Sproehnle also outlined a fairly easy to follow rule-of-thumb for planning your Hadoop capacity. Because Hadoop is linearly scalable, you will increase your storage and processing power whenever you add a node. That makes planning straightforward.
If your data is growing by 1TB a month, for instance, then here’s how to plan: Hadoop replicates data three times, so you will need 3TB of raw storage space to accommodate the new terabyte. Allowing a little extra space (Sproehnle estimates 30 percent overhead) for processing operations of data, that puts the actual need at 4TB that month.
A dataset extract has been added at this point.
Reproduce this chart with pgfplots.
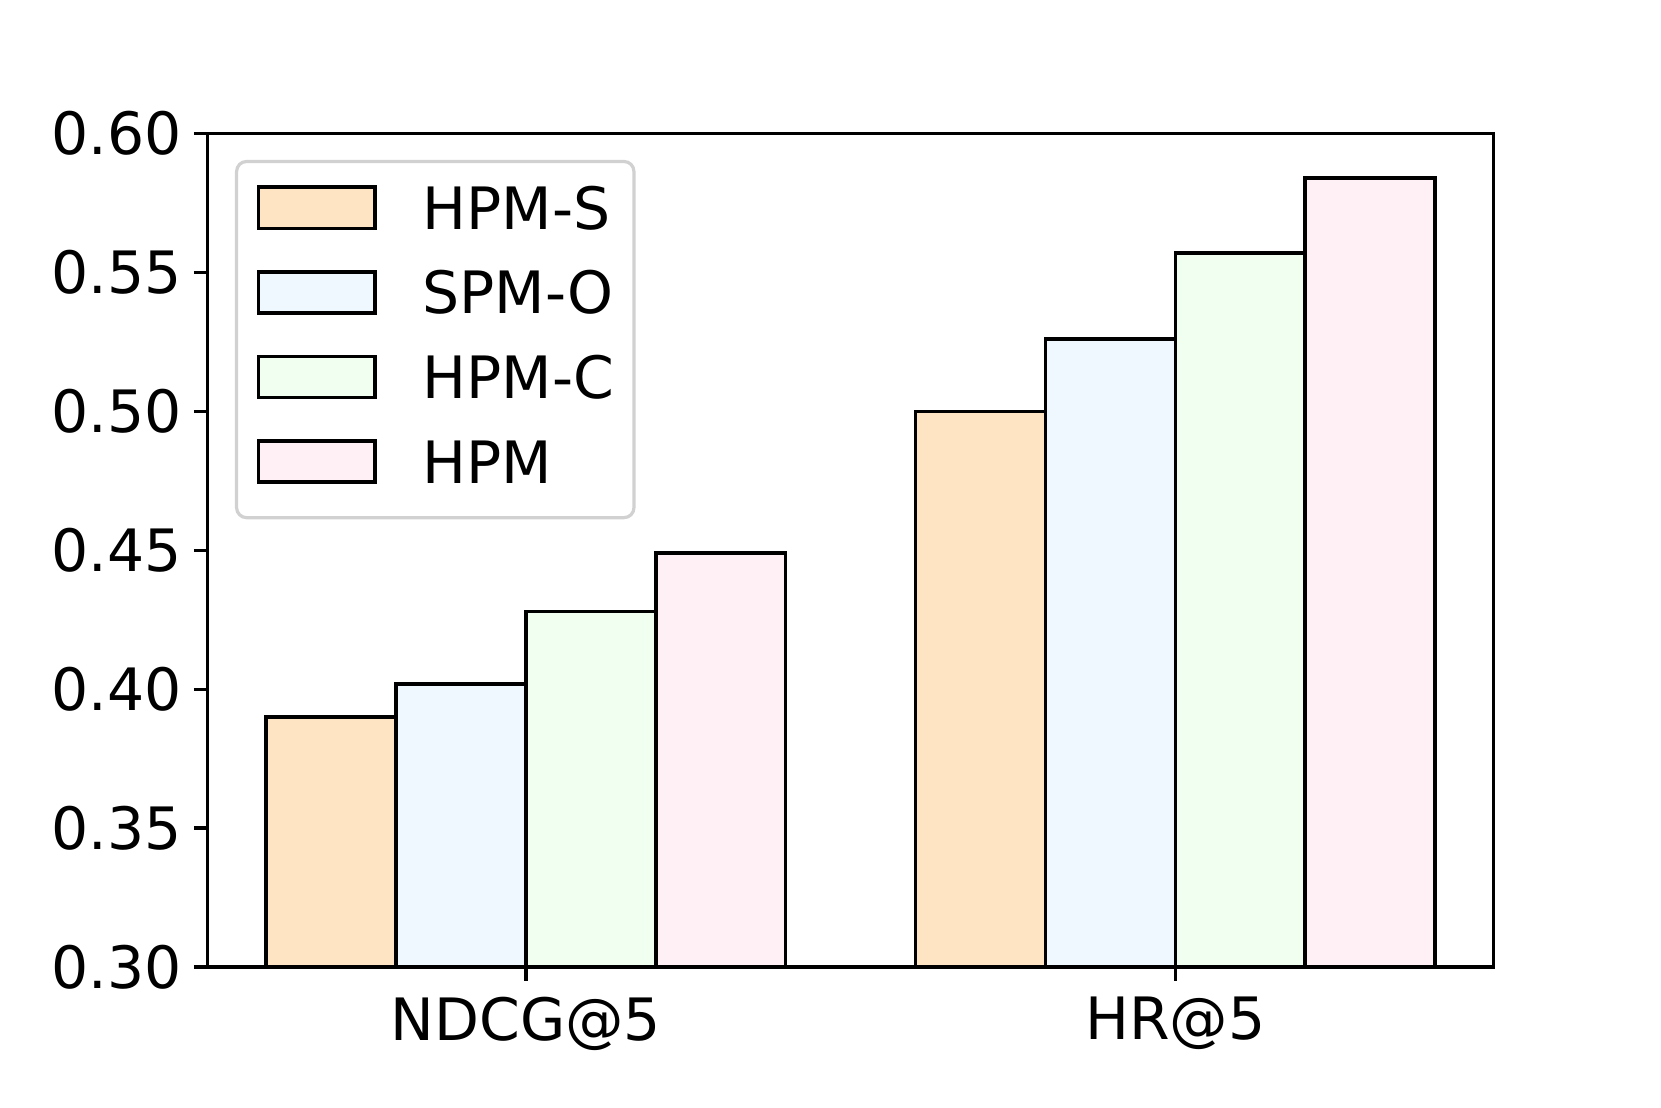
\documentclass[border=0pt]{standalone}
\usepackage{fontspec}
\setmainfont{DejaVu Sans}
\usepackage{pgfplots}
\pgfplotsset{compat=1.18}
\definecolor{cS}{HTML}{FFE4C4}
\definecolor{cO}{HTML}{F0F8FF}
\definecolor{cC}{HTML}{F0FFF0}
\definecolor{cH}{HTML}{FFF0F5}
\newcommand{\lbl}{\fontsize{14.6}{17}\selectfont}

\begin{document}
\begin{tikzpicture}
\begin{axis}[
  at={(0,0)}, anchor=south west,
  width=321.5pt, height=208.4pt, scale only axis,
  xmin=-0.49, xmax=1.49, ymin=0.30, ymax=0.60,
  xtick={0,1}, xticklabels={NDCG@5, HR@5},
  ytick={0.30,0.35,0.40,0.45,0.50,0.55,0.60},
  yticklabel style={/pgf/number format/fixed, /pgf/number format/fixed zerofill,
                    /pgf/number format/precision=2, xshift=0.5pt},
  /pgf/number format/assume math mode=true,
  tick label style={font=\lbl},
  tick align=outside, tick pos=left,
  major tick length=3.4pt,
  axis line style={line width=0.9pt},
  tick style={line width=0.9pt, black},
  xticklabel style={yshift=-0.5pt},
  axis on top,
  legend cell align=left,
  legend image code/.code={%
    \path (0pt,-7.55pt);
    \draw[#1, sharp corners] (0pt,-5.15pt) rectangle (29.1pt,5.15pt);},
  legend style={
    at={(axis description cs:0.0213,0.9685)}, anchor=north west,
    draw=black!18, line width=0.8pt, rounded corners=2.5pt, fill=white,
    font=\lbl, inner xsep=5pt, inner ysep=6pt,
    row sep=7.55pt, column sep=0pt,
    nodes={inner xsep=0pt, inner ysep=0pt, text height=10.7pt, text depth=0pt},
    /tikz/every odd column/.style={column sep=11.5pt},
  },
  every axis plot/.append style={ybar, bar width=0.2, draw=black, line width=0.9pt},
]
\addplot[fill=cS, bar shift=-0.3] coordinates {(0,0.390) (1,0.500)};
\addplot[fill=cO, bar shift=-0.1] coordinates {(0,0.402) (1,0.526)};
\addplot[fill=cC, bar shift=0.1]  coordinates {(0,0.428) (1,0.557)};
\addplot[fill=cH, bar shift=0.3]  coordinates {(0,0.449) (1,0.584)};
\legend{HPM-S, SPM-O, HPM-C, HPM}
\end{axis}
\pgfresetboundingbox
\path (-51.9pt,-34.95pt) rectangle (363.35pt,241.8pt);
\end{tikzpicture}
\end{document}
If you’re using 4 X 1TB drive machines for your nodes, that’s 1 new node per month.
The nice thing is that all new nodes are immediately put to use when connected, getting you X times the processing and storage, where X is the number of nodes.
Installing and managing Hadoop nodes is not exactly nontrivial, though, but there are many tools out there that can help. Cloudera Manager, Apache Ambari (which is what Hortonworks uses for its management system), and the MapR Control System are all equally effective Hadoop cluster managers. If you are using a “pure” Apache Hadoop solution, you can also look at Platform Symphony MapReduce, StackIQ Rocks + Big Data, and Zettaset Data Platform third-party Hadoop management systems.
This is just the tip of the iceberg, of course, when it comes to deploying a Hadoop solution for your organization. Perhaps the biggest take-away is understanding that Hadoop is not meant to replace your current data infrastructure, only augment it.
Once this important distinction is made, it becomes easier to start thinking about how Hadoopp can help your organization, without ripping out the guts of your data processes.